The three stages of the developed methodology (stress analysis, failure prediction, and mechanical properties degradation) are implemented in an iterative algorithm, that its repetition terminates when a predetermined final failure criterion is satisfied. The physical meaning of this criterion is the loss of the bolted joint functionality.

The numerical results that yield from the PDM analysis include (a) the prediction and propagation of different failure types in every layer as a function of the load, (b) the change of stiffness of the joint through the load-displacement curve, and (c) the prediction of the remaining strength of the bolted joint.

The parametric numerical model of the bolted joint is analyzed for different sets of geometric characteristics. In detail, the geometric parameters that varied are the hole diameter, thickness of the plate, and lamination. Additionally, each numerical FE model is analyzed under different loading conditions (tension and compression). Specifically, the analyses are carried out for different loading ratios (R), where R is the ratio of bearing load to bypass load. The predicted final failure determines the exact bearing and bypass loads when the bolted joint fails. By recording bearing and bypass loads at the failure of the joint, a failure envelope of the investigated joint is plotted (dotted line), Figure 5 [33].

The failure envelope is constructed based on numerical results only. A comparison between numerical and experimental results is also made, for specific cases, and a satisfactory agreement is achieved for a design criterion of the preliminary design phase. The validation, of this approach, is made with the respective experimental results that Airbus-UK owns.

5. Determination of Bolt Diameter, Bolt Spacing and Plate Thickness

The developed methodology is used to determine the bolt diameter, bolt spacing, and plate thickness for a skin-spar joint of a wing structure [33,34]. A typical bolted joint configuration with double series of bolts is assumed for this connection (Figure 6). To calculate the required bolt diameter, it is assumed that the bolts between two consecutive ribs have the same diameter. According to the guidelines that Airbus-UK proposes and for avoiding any unreasonable failures, it has been assumed that the bolt spacing is four (4) times their diameter, Figure 6.
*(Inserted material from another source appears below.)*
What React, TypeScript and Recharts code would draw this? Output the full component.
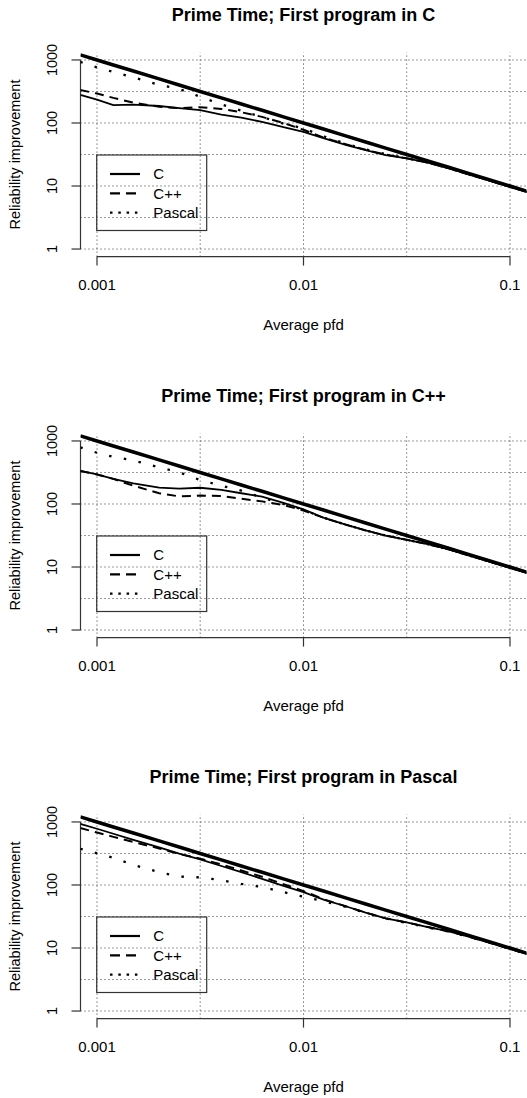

The loads that are applied to the bolts and the plates, of every joint, are calculated according to Equations (12) and (13).
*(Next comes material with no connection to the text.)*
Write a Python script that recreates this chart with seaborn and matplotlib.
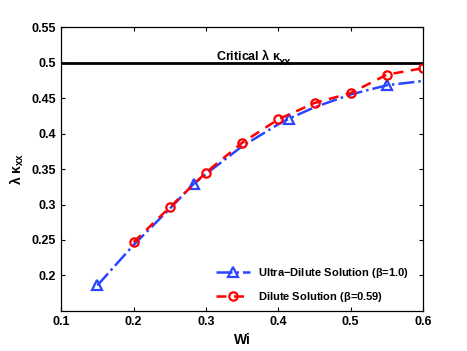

$$Bearing Load=Bolt Load=2\times q\times d$$

(12)

$$Bypass Load=\frac{Flange Axial Load}{12d}$$

(13)

where q is the shear flow from the spar webs while the Flange Axial Load is the forces that are applied to the spar flanges. Equation (12) is used for calculating the bearing load, while for calculating the bolt diameter (d) Equation (14) is employed by solving it with respect to d.

$$Shear Stress=\frac{Bolt Load}{\raisebox{1ex}{$\pi d^2$}\!\left/ \!\raisebox{-1ex}{$4$}\right.}\le Allowable shear of bolt$$

(14)

Titanium bolts are selected for this application due to the high strength in shear that they possess, i.e., 662 MPa. To check the strength of the laminated plate of a bolted joint the failure envelope of Figure 6 is utilized. According to the calculated loads, from Equations (12) and (13), the bolted joint is checked if it is in the ‘safe’ region. In case its configuration gives a point with coordinates outside the boundaries of the failure envelope, then it must be resized. Furthermore, the validation of the joint is concluded by checking that the bolt is bearing to the laminated plate. The validation is carried out using Equation (15). The respective bearing strength of laminate depends on the material used. An indicative value is 564 MPa.
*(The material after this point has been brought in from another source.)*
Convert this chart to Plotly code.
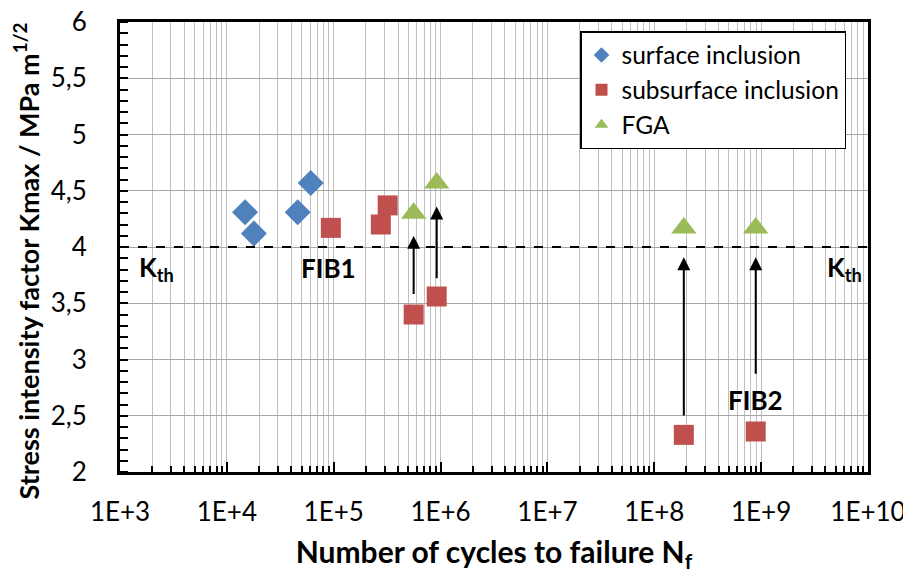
import math
import plotly.graph_objects as go

# ---- data ----
surface_N = [1.48e4, 1.79e4, 4.6e4, 6.1e4]
surface_K = [4.31, 4.12, 4.31, 4.57]

subsurface_N = [9.4e4, 2.76e5, 3.2e5, 5.6e5, 9.2e5, 1.89e8, 8.9e8]
subsurface_K = [4.17, 4.20, 4.37, 3.40, 3.56, 2.33, 2.36]

fga_N = [5.6e5, 9.2e5, 1.89e8, 8.9e8]
fga_K = [4.30, 4.57, 4.17, 4.17]

K_th = 4.0

# arrows: (N, K tail, K head)
arrow_N = [5.6e5, 9.2e5, 1.89e8, 8.9e8]
arrow_tail = [3.57, 3.71, 2.49, 2.86]
arrow_head = [4.10, 4.36, 3.91, 3.91]

x_tickvals = [1e3, 1e4, 1e5, 1e6, 1e7, 1e8, 1e9, 1e10]
x_ticktext = ["1E+3", "1E+4", "1E+5", "1E+6", "1E+7", "1E+8", "1E+9", "1E+10"]
y_tickvals = [2, 2.5, 3, 3.5, 4, 4.5, 5, 5.5, 6]
y_ticktext = ["2", "2,5", "3", "3,5", "4", "4,5", "5", "5,5", "6"]

FONT = "Lato, 'Open Sans', sans-serif"

minor_x = [m * 10 ** d for d in range(3, 10) for m in range(2, 10)]
minor_y = [round(2 + 0.1 * i, 2) for i in range(41)]

fig = go.Figure()
fig.add_trace(go.Scatter(x=surface_N, y=surface_K, mode="markers", name="surface inclusion",
                         marker=dict(symbol="diamond", size=20, color="#4f81bd")))
fig.add_trace(go.Scatter(x=subsurface_N, y=subsurface_K, mode="markers", name="subsurface inclusion",
                         marker=dict(symbol="square", size=20, color="#c0504d")))
fig.add_trace(go.Scatter(x=fga_N, y=fga_K, mode="markers", name="FGA",
                         marker=dict(symbol="triangle-up", size=22, color="#9bbb59")))

fig.add_shape(type="line", xref="paper", x0=0, x1=1, yref="y", y0=K_th, y1=K_th,
              line=dict(color="black", width=2, dash="dash"))

for n, t, h in zip(arrow_N, arrow_tail, arrow_head):
    fig.add_annotation(x=math.log10(n), y=h, ax=math.log10(n), ay=t, xref="x", yref="y",
                       axref="x", ayref="y", showarrow=True, arrowhead=2, arrowsize=1.3,
                       arrowwidth=2, arrowcolor="black", text="")

labels = [
    (1e3 * 10 ** 0.346, 3.81, "K<sub>th</sub>"),
    (1e4 * 10 ** 0.955, 3.81, "FIB1"),
    (1e9 * 10 ** 0.78, 3.81, "K<sub>th</sub>"),
    (8.9e8, 2.64, "FIB2"),
]
for x, y, t in labels:
    fig.add_annotation(x=math.log10(x), y=y, xref="x", yref="y", text="<b>" + t + "</b>",
                       showarrow=False, font=dict(family=FONT, size=26, color="black"))

# y-axis title (rotated text, sits slightly below centre as in the original)
fig.add_annotation(x=-0.1257, y=0.47, xref="paper", yref="paper", textangle=-90,
                   xanchor="center", yanchor="middle", showarrow=False,
                   text="<b>Stress intensity factor Kmax / MPa m<sup>1/2</sup></b>",
                   font=dict(family=FONT, size=27, color="black"))

fig.update_layout(
    width=903, height=570,
    margin=dict(l=112, r=43, t=14, b=106),
    plot_bgcolor="white", paper_bgcolor="white",
    font=dict(family=FONT, size=26, color="black"),
    legend=dict(x=0.615, y=0.98, xanchor="left", yanchor="top",
                bordercolor="black", borderwidth=1.5, bgcolor="white",
                font=dict(family=FONT, size=24.5), itemsizing="constant",
                tracegroupgap=4, itemwidth=30),
    xaxis=dict(type="log", range=[3, 10], tickvals=x_tickvals, ticktext=x_ticktext,
               ticks="inside", ticklen=10, tickwidth=2, tickcolor="black",
               showgrid=True, gridcolor="#bfbfbf", gridwidth=1,
               showline=True, linecolor="black", linewidth=3, mirror=True,
               minor=dict(tickvals=minor_x, ticks="inside", ticklen=6, tickwidth=2,
                          tickcolor="black", showgrid=True, gridcolor="#bfbfbf", gridwidth=1),
               zeroline=False, ticklabelstandoff=15, automargin=False,
               ticklabeloverflow="allow",
               title=dict(text="<b>Number of cycles to failure N<sub>f</sub></b>",
                          font=dict(family=FONT, size=30), standoff=16)),
    yaxis=dict(range=[2, 6], tickvals=y_tickvals, ticktext=y_ticktext,
               ticks="outside", ticklen=25, tickwidth=1, tickcolor="rgba(0,0,0,0)",
               showgrid=True, gridcolor="#a6a6a6", gridwidth=1,
               showline=True, linecolor="black", linewidth=3, mirror=True,
               minor=dict(tickvals=minor_y, ticks="inside", ticklen=8, tickwidth=2,
                          tickcolor="black", showgrid=False),
               zeroline=False, automargin=False,
               ticklabeloverflow="allow"),
)

fig.write_html("out.html")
$$\frac{Bearing Load}{t_{skin}d}\le Bearing strength of laminate$$

(15)

where t_skin is the thickness of the spar flange and d is the diameter of the hole.

6. Conclusions

In the current contribution a methodology is developed and presented for calculating the strength of a single lap joint. The methodology is based on the solution of a parametric numerical model of a bolted joint under different bearing to bypass ratios up to failure. The failure of the bolted joint is identified through the employment of PDM using suitable failure criteria and degradation rules under an iterative analysis. Through this process a failure envelope is constructed for a particular set of geometric and material characteristics of the bolted joint. Consequently, when a bolted joint must be checked for its functionality/structural integrity the applied loads are plotted to the failure envelope as a point with coordinates defined by the values of the bearing and bypass load. If the coordinates of the point fall within the respective failure envelope, then the bolted joint does not fail, and it can withstand the exerted loads. By repeating the forementioned process for a variety of bolted joint configurations (geometry and material properties), a set of failure envelopes can be constructed. Ultimately, the failure envelopes can be utilized, as a design criterion, for verifying or sizing the bolting of a structure. In this manner, the sizing of a bolted joint can be carried out solely by these failure envelopes, allowing an easy sizing process that can be automated via programming. The main advantage of this methodology is that the bolted joints can be sized in a prior design phase, such as preliminary design, instead on the detail design as they are traditionally considered. Therefore, no excessive computation cost and time is spent, since instead of running complicated FE models, Excel charts are used. Finally, by adopting these Excel charts, iterative calculations can also be performed for bolting sizing.